I hadn’t thought about it but one thing I’d like to move is the accounts folder, because users with admin rights can create users and I don’t want to risk losing or overwriting them when I update the site.
Unfortunately there is no way to move that folder in Kirby core. I guess I could try to use a symlink instead.

Curious how you set up your folder structure, could you share it?
Do you keep content inside the web root, and change the path in /site.php or with symlinks?

Pretty basic, in fact; as I mentioned above, with just a content folder and a “theRest” folder in the web root or even within a project folder and changing the path in site.php. Haven’t really experimented with putting stuff outside the web root yet.

Thank you. I actually have a little trouble setting it that way.

So your Kirby install is in a subfolder of your web root. How would I make mydomain.com point that subfolder instead of the web root? Another .htaccess file with a redirect on the web root?

Also, how do I go up one level in site.php? Not sure relative paths work, like: $kirby->roots->content = $kirby->roots()->index() . DS . '../content';

I think it depends on your client’s hosting provider. If you use shared hosting with the domain name included, you sometimes cannot point the main domain to anything else than the web root. Then in such a case, you have to live with that and certainly not move anything outside the web root anyway or persuade your client to move to another provider, or keep domains and hosting provider separate (that’s actually what I do with my personal domains, they live separately from where I host my stuff, so I can point them to whatever server I want).

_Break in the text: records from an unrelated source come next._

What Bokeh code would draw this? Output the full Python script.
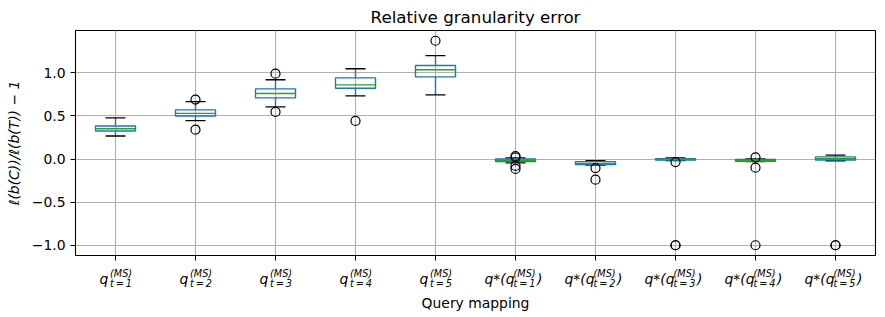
from bokeh.plotting import figure
from bokeh.layouts import column
from bokeh.models import (ColumnDataSource, FixedTicker, CustomJSTickFormatter, Range1d)
from bokeh.core.properties import value
from bokeh.embed import file_html
from bokeh.resources import INLINE

# ---- data ----
positions = [1, 2, 3, 4, 5, 6, 7, 8, 9, 10]
steps = ["1", "2", "3", "4", "5", "1", "2", "3", "4", "5"]
is_mapped = [False, False, False, False, False, True, True, True, True, True]

q1 = [0.326, 0.500, 0.709, 0.821, 0.953, -0.030, -0.065, -0.012, -0.025, -0.012]
med = [0.352, 0.530, 0.760, 0.860, 1.035, -0.015, -0.050, -0.005, -0.020, 0.005]
q3 = [0.384, 0.570, 0.814, 0.942, 1.085, 0.000, -0.030, 0.005, -0.005, 0.025]
w_lo = [0.267, 0.445, 0.605, 0.733, 0.744, -0.045, -0.070, -0.018, -0.030, -0.020]
w_hi = [0.477, 0.666, 0.920, 1.047, 1.200, 0.012, -0.020, 0.012, 0.000, 0.045]

flier_pos = [2, 2, 3, 3, 4, 5, 6, 6, 6, 6, 7, 7, 8, 8, 8, 9, 9, 9, 10, 10]
flier_val = [0.69, 0.34, 0.99, 0.547, 0.442, 1.372, 0.035, 0.02, -0.08, -0.115,
             -0.105, -0.24, -0.035, -1.0, -1.0, 0.02, -0.10, -1.0, -1.0, -1.0]

y_ticks = [-1.0, -0.5, 0.0, 0.5, 1.0]

FONT = "DejaVu Sans"
BLUE = "#1f77b4"
GREEN = "#2ca02c"

box_w = 0.5
cap_half = 0.125

W = 885
P_H = 263
Q_H = 54

p = figure(width=W, height=P_H,
           x_range=Range1d(0.5, 10.5), y_range=Range1d(-1.119, 1.491),
           output_backend="svg", toolbar_location=None,
           min_border_left=75, min_border_right=10,
           min_border_top=30, min_border_bottom=8,
           title="Relative granularity error")

p.title.text_font = FONT
p.title.text_font_size = "16.7px"
p.title.text_font_style = "normal"
p.title.text_color = "black"
p.title.align = "center"
p.title.standoff = 8

p.outline_line_color = "black"
p.outline_line_width = 1.1
p.outline_line_alpha = 1.0

for g in (p.xgrid, p.ygrid):
    g.grid_line_color = "#b0b0b0"
    g.grid_line_width = 1.1
p.xgrid.ticker = FixedTicker(ticks=positions)
p.ygrid.ticker = FixedTicker(ticks=y_ticks)

# y axis
ya = p.yaxis[0]
ya.ticker = FixedTicker(ticks=y_ticks)
ya.formatter = CustomJSTickFormatter(code="return tick.toFixed(1).replace('-', '\\u2212');")
ya.major_label_text_font = FONT
ya.major_label_text_font_size = "13.9px"
ya.major_label_text_color = "black"
ya.major_tick_out = 5
ya.major_tick_in = 0
ya.major_tick_line_color = "black"
ya.minor_tick_out = 0
ya.minor_tick_in = 0
ya.major_label_standoff = 5
ya.axis_label = "\u2113(b(C))/\u2113(b(T)) \u2212 1"
ya.axis_label_text_font = FONT
ya.axis_label_text_font_size = "13.9px"
ya.axis_label_text_font_style = "italic"
ya.axis_label_text_color = "black"
ya.axis_label_standoff = 7
ya.axis_line_color = "black"

# x axis (tick marks only; the labels are composed below)
xa = p.xaxis[0]
xa.ticker = FixedTicker(ticks=positions)
xa.major_label_overrides = {pos: "" for pos in positions}
xa.major_label_text_font_size = "1px"
xa.major_label_standoff = 0
xa.major_tick_out = 5
xa.major_tick_in = 0
xa.major_tick_line_color = "black"
xa.minor_tick_out = 0
xa.minor_tick_in = 0
xa.axis_line_color = "black"

# ---- boxes ----
src = ColumnDataSource(dict(
    x=positions, q1=q1, med=med, q3=q3, lo=w_lo, hi=w_hi,
    bl=[x - box_w / 2 for x in positions], br=[x + box_w / 2 for x in positions],
    cl=[x - cap_half for x in positions], cr=[x + cap_half for x in positions],
))

p.segment(x0="x", y0="q3", x1="x", y1="hi", source=src, line_color=BLUE, line_width=1.4)
p.segment(x0="x", y0="q1", x1="x", y1="lo", source=src, line_color=BLUE, line_width=1.4)
p.segment(x0="cl", y0="hi", x1="cr", y1="hi", source=src, line_color="black", line_width=1.4)
p.segment(x0="cl", y0="lo", x1="cr", y1="lo", source=src, line_color="black", line_width=1.4)
p.quad(left="bl", right="br", bottom="q1", top="q3", source=src,
       fill_color=None, line_color=BLUE, line_width=1.4)
p.segment(x0="bl", y0="med", x1="br", y1="med", source=src, line_color=GREEN, line_width=1.4)

fsrc = ColumnDataSource(dict(x=flier_pos, y=flier_val))
p.scatter(x="x", y="y", source=fsrc, marker="circle", size=9,
          fill_color=None, line_color="black", line_width=1.2)

# ---- label strip under the axis: tick labels q_{t=k}^{(MS)} and the axis title ----
q = figure(width=W, height=Q_H, x_range=p.x_range, y_range=Range1d(Q_H, 0),
           output_backend="svg", toolbar_location=None,
           min_border_left=75, min_border_right=10, min_border_top=0, min_border_bottom=0)
q.axis.visible = False
q.grid.visible = False
q.outline_line_color = None

raw_x = [x for x, m in zip(positions, is_mapped) if not m]
raw_s = [s for s, m in zip(steps, is_mapped) if not m]
map_x = [x for x, m in zip(positions, is_mapped) if m]
map_s = [s for s, m in zip(steps, is_mapped) if m]

THIN = "\u2009"
raw_src = ColumnDataSource(dict(x=raw_x, main=["q"] * len(raw_x),
                                sup=["(MS)"] * len(raw_x),
                                sub=["t" + THIN + "=" + THIN + s for s in raw_s]))
map_src = ColumnDataSource(dict(x=map_x, main=["q*(q"] * len(map_x),
                                sup=["(MS)"] * len(map_x),
                                sub=["t" + THIN + "=" + THIN + s for s in map_s],
                                close=[")"] * len(map_x)))

MAIN = "13.9px"
SMALL = "9.7px"
BASE_MAIN = 15.3   # px below the strip top
BASE_SUP = 9.8
BASE_SUB = 20.1


def piece(source, field, dx, base, size, style="italic"):
    q.text(x="x", y=base, text=field, source=source, x_offset=dx,
           text_font=value(FONT), text_font_size=size, text_font_style=style,
           text_align="left", text_baseline="alphabetic", text_color="black")


piece(raw_src, "main", -16, BASE_MAIN, MAIN)
piece(raw_src, "sup", -5.5, BASE_SUP, SMALL)
piece(raw_src, "sub", -5.5, BASE_SUB, SMALL)

piece(map_src, "main", -31, BASE_MAIN, MAIN)
piece(map_src, "sup", -2, BASE_SUP, SMALL)
piece(map_src, "sub", -2, BASE_SUB, SMALL)
piece(map_src, "close", 21.5, BASE_MAIN, MAIN)

title_src = ColumnDataSource(dict(x=[(p.x_range.start + p.x_range.end) / 2], t=["Query mapping"]))
q.text(x="x", y=39.7, text="t", source=title_src, text_font=value(FONT),
       text_font_size="13.9px", text_font_style="normal", text_align="center",
       text_baseline="alphabetic", text_color="black")

layout = column(p, q, spacing=0)
open("out.html", "w").write(file_html(layout, INLINE))
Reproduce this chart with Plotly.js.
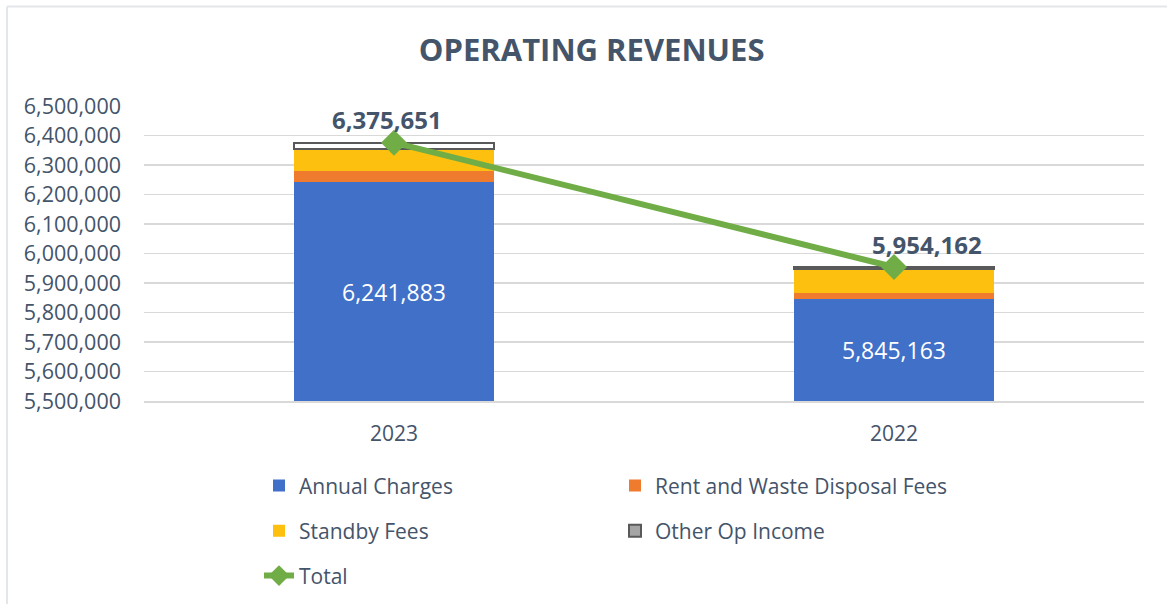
<!DOCTYPE html>
<html>
<head>
<meta charset="utf-8">
<script src="https://cdn.plot.ly/plotly-3.0.1.min.js"></script>
<style>html,body{margin:0;padding:0;background:#fff;}#chart{width:1167px;height:604px;}</style>
</head>
<body>
<div id="chart"></div>
<script>
const years = ["2023", "2022"];
const annualCharges = [6241883, 5845163];
const rentWaste = [38500, 20500];
const standbyFees = [75500, 80500];
const otherOpIncome = [19768, 7999];
const totals = [6375651, 5954162];
const yTicks = [5500000, 5600000, 5700000, 5800000, 5900000, 6000000, 6100000, 6200000, 6300000, 6400000, 6500000];
const yRange = [5500000, 6500000];

const FONT = "Open Sans, sans-serif";
const TXT = "#44546a";
const fmt = v => v.toLocaleString("en-US");

const traces = [
  {type: "bar", name: "Annual Charges", x: years, y: annualCharges,
   marker: {color: "#4170c8"}, textposition: "none", legend: "legend"},
  {type: "bar", name: "Rent and Waste Disposal Fees", x: years, y: rentWaste,
   marker: {color: "#ef7b2e"}, textposition: "none", legend: "legend"},
  {type: "bar", name: "Standby Fees", x: years, y: standbyFees,
   marker: {color: "#fdc00f"}, textposition: "none", legend: "legend2"},
  {type: "bar", name: "Other Op Income", x: years, y: otherOpIncome, showlegend: false,
   marker: {color: "#ffffff", line: {color: "#595959", width: 2}}, textposition: "none"},
  {type: "bar", name: "Other Op Income", x: years, y: [null, null], legend: "legend2",
   marker: {color: "#a5a5a5", line: {color: "#595959", width: 2}}, hoverinfo: "skip"},
  {type: "scatter", name: "Total", x: years, y: totals, mode: "lines+markers",
   line: {color: "#70ad47", width: 6}, marker: {symbol: "diamond", size: 20, color: "#70ad47"},
   legend: "legend3"}
];

// value labels, positioned through the axes (category index) from the data
const labelXShift = [-7, 33];
const annotations = [];
years.forEach((yr, i) => {
  annotations.push({x: i, y: (yRange[0] + annualCharges[i]) / 2,
    xref: "x", yref: "y", text: fmt(annualCharges[i]), showarrow: false,
    font: {size: 23, color: "#ffffff", family: FONT}, yanchor: "middle"});
  annotations.push({x: i, y: totals[i], xref: "x", yref: "y", text: "<b>" + fmt(totals[i]) + "</b>",
    showarrow: false, xshift: labelXShift[i], yshift: 23, yanchor: "middle",
    font: {size: 24, color: TXT, family: FONT}});
});

const legendBase = {orientation: "h", xanchor: "left", yanchor: "middle", x: 0.115,
  entrywidth: 311, entrywidthmode: "pixels", font: {size: 21, color: TXT, family: FONT},
  bgcolor: "rgba(0,0,0,0)", traceorder: "normal"};

const layout = {
  width: 1167, height: 604,
  margin: {l: 144, r: 23, t: 106, b: 203, autoexpand: false},
  paper_bgcolor: "#ffffff", plot_bgcolor: "#ffffff",
  font: {family: FONT, color: TXT},
  title: {text: "<b>OPERATING REVENUES</b>", x: 0.507, xanchor: "center", y: 0.917, yanchor: "middle",
          font: {size: 31, color: TXT, family: FONT}},
  barmode: "stack", bargap: 0.6,
  xaxis: {type: "category", range: [-0.5, 1.5], showgrid: false, zeroline: false,
          showline: true, linecolor: "#d9d9d9", linewidth: 1.5, ticks: "",
          tickfont: {size: 21, color: TXT, family: FONT}, ticklabelstandoff: 13},
  yaxis: {range: yRange, tickvals: yTicks, ticktext: yTicks.map(fmt),
          showgrid: true, gridcolor: "#d9d9d9", gridwidth: 1.5, zeroline: false,
          showline: false, ticks: "", tickfont: {size: 21.5, color: TXT, family: FONT},
          ticklabelstandoff: 22},
  annotations: annotations,
  legend: Object.assign({}, legendBase, {y: -0.288}),
  legend2: Object.assign({}, legendBase, {y: -0.441}),
  legend3: Object.assign({}, legendBase, {y: -0.593}),
  shapes: [
    {type: "line", xref: "paper", yref: "paper", x0: -137/1000, x1: -137/1000, y0: 1.337, y1: -0.7,
     line: {color: "#e3e6ea", width: 2}},
    {type: "line", xref: "paper", yref: "paper", x0: -137/1000, x1: 1.03, y0: 1.337, y1: 1.337,
     line: {color: "#e3e6ea", width: 2}}
  ],
  showlegend: true
};

Plotly.newPlot("chart", traces, layout, {displayModeBar: false, staticPlot: true});
</script>
</body>
</html>
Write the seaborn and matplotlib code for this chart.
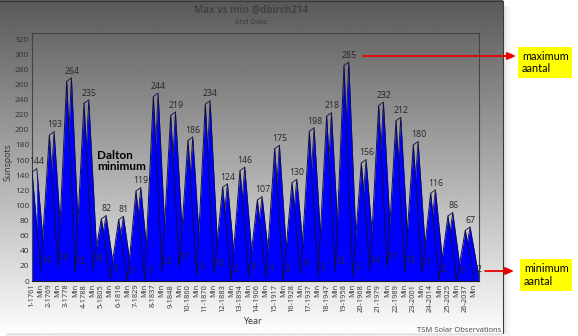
import numpy as np
import pandas as pd
import matplotlib
matplotlib.use("Agg")
import matplotlib.pyplot as plt
from matplotlib.patches import Rectangle
import seaborn as sns

# Solar cycle maxima (smoothed sunspot number) and the minimum that follows each
cycles = ["1-1761", "2-1769", "3-1778", "4-1788", "5-1805", "6-1816", "7-1829",
          "8-1837", "9-1848", "10-1860", "11-1870", "12-1883", "13-1894",
          "14-1906", "15-1917", "16-1928", "17-1937", "18-1947", "19-1958",
          "20-1968", "21-1979", "22-1989", "23-2001", "24-2014", "25-2025",
          "26-2037"]
max_values = [144, 193, 264, 235, 82, 81, 119, 244, 219, 186, 234, 124, 146,
              107, 175, 130, 198, 218, 285, 156, 232, 212, 180, 116, 86, 67]
min_values = [14, 18, 12, 16, 3, 0, 0, 12, 17, 6, 10, 2, 6,
              4, 2, 9, 5, 12, 5, 14, 17, 13, 11, 2, 0, 2]
y_ticks = list(range(0, 321, 20))

labels, values = [], []
for c, mx, mn in zip(cycles, max_values, min_values):
    labels += [c, "Min"]
    values += [mx, mn]
df = pd.DataFrame({"pos": np.arange(len(values)), "label": labels, "sunspots": values})

sns.set_style("white")
plt.rcParams["font.family"] = ["Open Sans", "DejaVu Sans"]

W, H = 578, 336
fig = plt.figure(figsize=(W / 100, H / 100), dpi=100)

# background layer in pixel coordinates
bg = fig.add_axes([0, 0, 1, 1])
bg.set_xlim(0, W)
bg.set_ylim(H, 0)
bg.axis("off")
# drop shadow of the chart panel
for i, a in enumerate([0.10, 0.07, 0.04, 0.02]):
    bg.add_patch(Rectangle((503 + i * 2, 6), 2, 333 - 6 + i * 2, color="black", alpha=a, lw=0))
    bg.add_patch(Rectangle((6, 333 + i * 2), 497 + i * 2, 2, color="black", alpha=a, lw=0))
grad = np.linspace(0.35, 0.99, 256).reshape(-1, 1)
bg.imshow(grad, cmap="gray", vmin=0, vmax=1, extent=[0, 503, 333, 0], aspect="auto", zorder=1)
bg.plot([0, 503, 503], [0.5, 0.5, 333], color="#3a3a3a", lw=0.8, zorder=2)

# main plot area
ax = fig.add_axes([32 / W, (H - 281) / H, (479 - 32) / W, (281 - 33) / H])
ax.patch.set_alpha(0)

x = df["pos"].to_numpy(dtype=float)
y = df["sunspots"].to_numpy(dtype=float)
dx, dy = 0.55, 4.5
blue = "#0000ff"
edge = "#101040"

# back face of the 3-D area, then the front face on top
ax.fill_between(x + dx, 0, y + dy, color=blue, lw=0, zorder=1)
ax.plot(x + dx, y + dy, color=edge, lw=0.6, zorder=1.5)
ax.fill_between(x, 0, y, color=blue, lw=0, zorder=2)
sns.lineplot(data=df, x="pos", y="sunspots", color=edge, lw=0.7, ax=ax, zorder=3)
for xi, yi in zip(x[::2], y[::2]):
    ax.plot([xi, xi + dx], [yi, yi + dy], color=edge, lw=0.6, zorder=3)

for xi, yi in zip(x, y):
    ax.text(xi + 0.6, yi + 13.5, f"{int(yi)}", ha="center", va="center",
            fontsize=6.3, color="#262626", zorder=5)

ax.set_xlim(0, len(x) - 1 + 0.58)
ax.set_ylim(0, 328)
ax.set_yticks(y_ticks)
ax.set_yticklabels([str(t) for t in y_ticks], fontsize=6, color="#333333")
ax.set_xticks(x)
ax.set_xticklabels(labels, rotation=90, fontsize=5.4, color="#333333")
ax.tick_params(length=0, pad=2)
ax.set_xlabel("")
ax.set_ylabel("")
for s in ax.spines.values():
    s.set_color("#444444")
    s.set_linewidth(0.8)
ax.spines["bottom"].set_color("#222222")

# titles and axis captions
fig.text(251 / W, 1 - 10 / H, "Max vs min @dbirch214", ha="center", va="center",
         fontsize=7, fontweight="bold", color="#424242")
fig.text(251 / W, 1 - 22 / H, "End Date", ha="center", va="center",
         fontsize=5.5, color="#3c3c3c")
fig.text(8 / W, 1 - 162 / H, "Sunspots", rotation=90, ha="center", va="center",
         fontsize=6.3, color="#333333")
fig.text(252 / W, 1 - 321 / H, "Year", ha="center", va="center",
         fontsize=6.5, color="#333333")
fig.text(459 / W, 1 - 330 / H, "TSM Solar Observations", ha="center", va="center",
         fontsize=5.5, color="#444444")
fig.text(97 / W, 1 - 161 / H, "Dalton\nminimum", ha="left", va="center",
         fontsize=8.5, fontweight="bold", color="black", linespacing=1.1,
         family=["Lato", "DejaVu Sans"])

# highlighted notes with arrows
for (x0, y0, w, h, txt) in [(518, 47, 54, 31, "maximum\naantal"),
                            (520, 259, 52, 32, "minimum\naantal")]:
    bg.add_patch(Rectangle((x0, y0), w, h, color="#ffff00", lw=0, zorder=3))
    bg.text(x0 + 4, y0 + h / 2, txt, ha="left", va="center", fontsize=7.8,
            color="black", linespacing=1.15, family=["Lato", "DejaVu Sans"], zorder=4)

for (x0, x1, yy) in [(363, 516, 56), (485, 514, 271)]:
    bg.annotate("", xy=(x1, yy), xytext=(x0, yy),
                arrowprops=dict(arrowstyle="-|>,head_length=0.5,head_width=0.22",
                                color="#ee0000", lw=1.3, shrinkA=0, shrinkB=0),
                zorder=6, annotation_clip=False)

fig.savefig("out.png", dpi=100)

They do, for sure. :slight_smile:

You can: Simply set $kirby->roots->accounts to your desired destination.
Right now, this doesn’t work for every directory, but it might work very soon.

2 Likes

Oh good, I didn’t know accounts could have a custom path (it’s not in the docs). Thank you @texnixe and @lukasbestle, you help me a lot :smile:

Yeah, that feature has been added by another PR by @fanningert in April.
I have created an issue about the missing docs in the getkirby.com repo.